**Objective**
Lift out each line of the data that holds "matplotlib".

**Data excerpt**

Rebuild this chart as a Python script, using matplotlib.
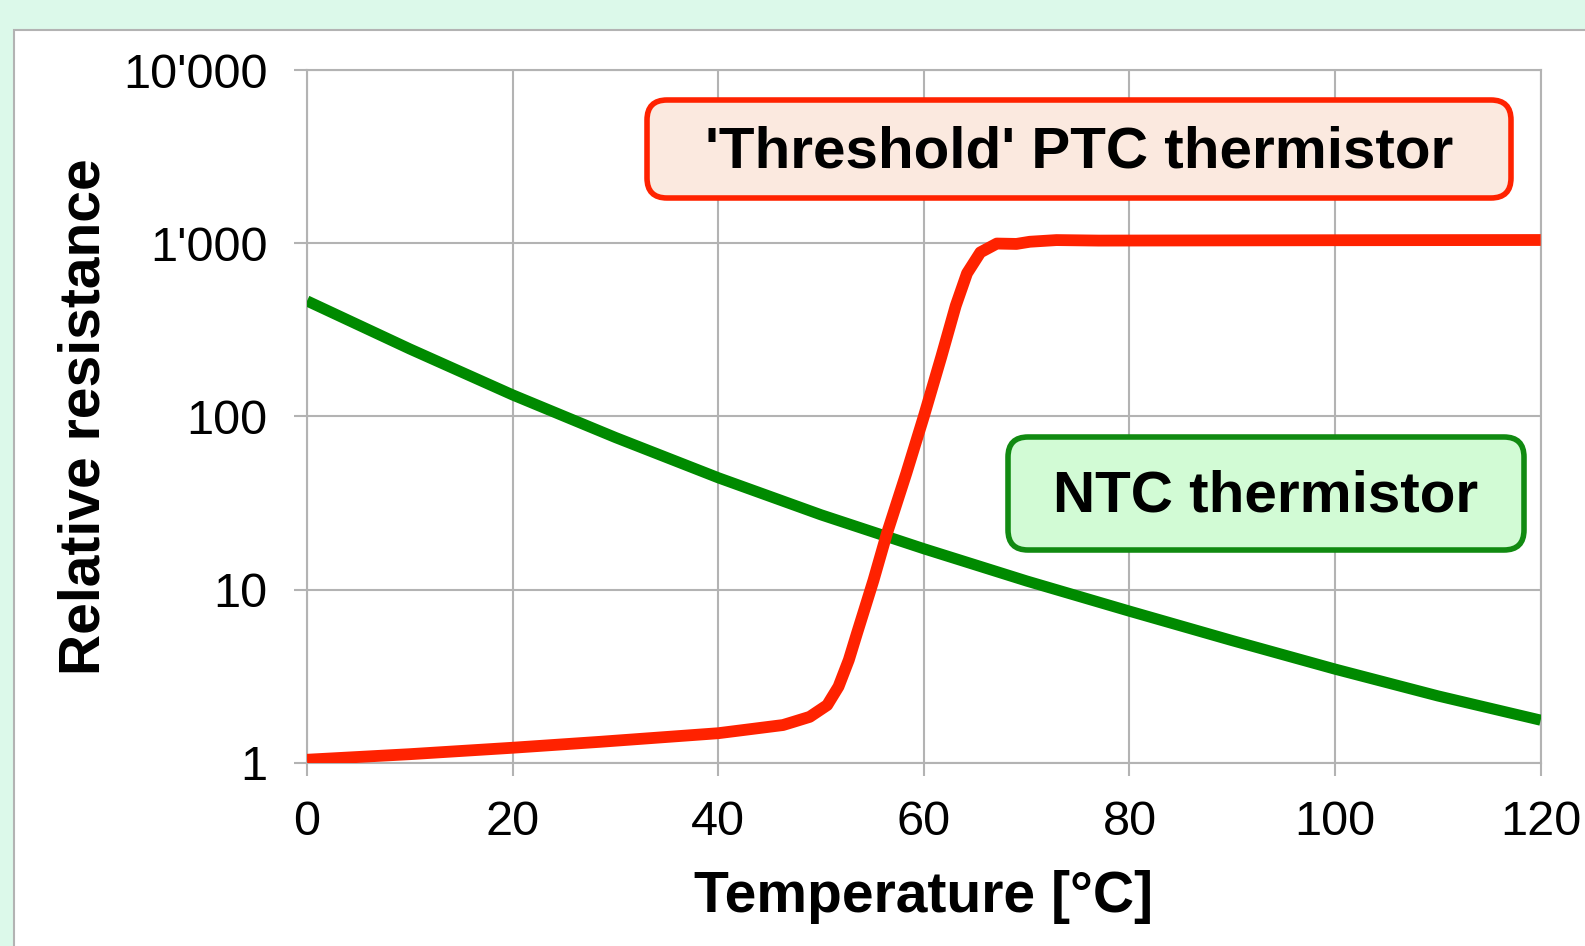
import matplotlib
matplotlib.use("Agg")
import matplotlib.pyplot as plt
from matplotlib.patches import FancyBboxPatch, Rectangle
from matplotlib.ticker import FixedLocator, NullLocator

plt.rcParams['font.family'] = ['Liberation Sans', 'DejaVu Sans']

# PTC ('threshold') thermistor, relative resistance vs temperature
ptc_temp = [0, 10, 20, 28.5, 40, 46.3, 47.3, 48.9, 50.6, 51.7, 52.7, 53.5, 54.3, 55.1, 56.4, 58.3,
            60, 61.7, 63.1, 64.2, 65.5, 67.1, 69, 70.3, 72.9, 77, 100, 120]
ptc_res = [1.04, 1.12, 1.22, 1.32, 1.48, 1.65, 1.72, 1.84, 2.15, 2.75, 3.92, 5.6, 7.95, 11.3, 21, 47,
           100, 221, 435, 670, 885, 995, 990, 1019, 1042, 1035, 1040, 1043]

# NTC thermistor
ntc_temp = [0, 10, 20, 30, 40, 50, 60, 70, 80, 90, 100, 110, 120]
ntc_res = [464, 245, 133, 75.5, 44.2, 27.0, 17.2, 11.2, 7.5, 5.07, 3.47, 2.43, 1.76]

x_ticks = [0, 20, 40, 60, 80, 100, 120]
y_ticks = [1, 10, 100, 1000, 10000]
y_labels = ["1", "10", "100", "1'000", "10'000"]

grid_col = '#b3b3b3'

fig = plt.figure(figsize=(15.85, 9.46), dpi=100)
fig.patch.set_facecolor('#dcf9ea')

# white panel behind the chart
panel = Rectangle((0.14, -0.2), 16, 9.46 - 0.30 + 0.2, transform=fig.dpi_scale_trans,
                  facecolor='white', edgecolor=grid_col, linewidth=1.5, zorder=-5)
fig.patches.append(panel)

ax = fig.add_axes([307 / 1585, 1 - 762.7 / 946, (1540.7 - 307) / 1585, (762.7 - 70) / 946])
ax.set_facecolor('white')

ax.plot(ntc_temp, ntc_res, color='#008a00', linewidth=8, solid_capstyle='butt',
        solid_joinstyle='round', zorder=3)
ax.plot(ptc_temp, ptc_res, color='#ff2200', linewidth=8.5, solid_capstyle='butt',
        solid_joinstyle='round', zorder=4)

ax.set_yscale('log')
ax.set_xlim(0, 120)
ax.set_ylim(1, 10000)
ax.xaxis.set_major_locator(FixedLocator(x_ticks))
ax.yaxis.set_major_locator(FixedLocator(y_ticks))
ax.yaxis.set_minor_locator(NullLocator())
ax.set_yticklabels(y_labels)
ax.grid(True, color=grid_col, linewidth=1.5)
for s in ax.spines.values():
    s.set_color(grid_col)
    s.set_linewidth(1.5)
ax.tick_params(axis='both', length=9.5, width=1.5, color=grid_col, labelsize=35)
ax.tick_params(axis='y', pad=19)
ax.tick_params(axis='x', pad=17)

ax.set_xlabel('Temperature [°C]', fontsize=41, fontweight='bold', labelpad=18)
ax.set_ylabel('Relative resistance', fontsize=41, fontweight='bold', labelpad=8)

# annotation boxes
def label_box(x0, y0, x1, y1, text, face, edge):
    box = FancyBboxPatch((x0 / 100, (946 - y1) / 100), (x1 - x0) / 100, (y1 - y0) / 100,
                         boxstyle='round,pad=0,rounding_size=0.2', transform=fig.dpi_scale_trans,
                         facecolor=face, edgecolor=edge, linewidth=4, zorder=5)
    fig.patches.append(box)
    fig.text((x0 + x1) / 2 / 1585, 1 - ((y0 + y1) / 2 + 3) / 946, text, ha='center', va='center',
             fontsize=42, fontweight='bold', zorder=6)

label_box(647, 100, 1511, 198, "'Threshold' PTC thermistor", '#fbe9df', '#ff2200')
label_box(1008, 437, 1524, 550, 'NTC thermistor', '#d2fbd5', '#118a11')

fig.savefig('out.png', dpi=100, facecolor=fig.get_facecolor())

**Solution to this task**
Rebuild this chart as a Python script, using matplotlib.
import matplotlib
matplotlib.use("Agg")
import matplotlib.pyplot as plt
from matplotlib.patches import FancyBboxPatch, Rectangle
from matplotlib.ticker import FixedLocator, NullLocator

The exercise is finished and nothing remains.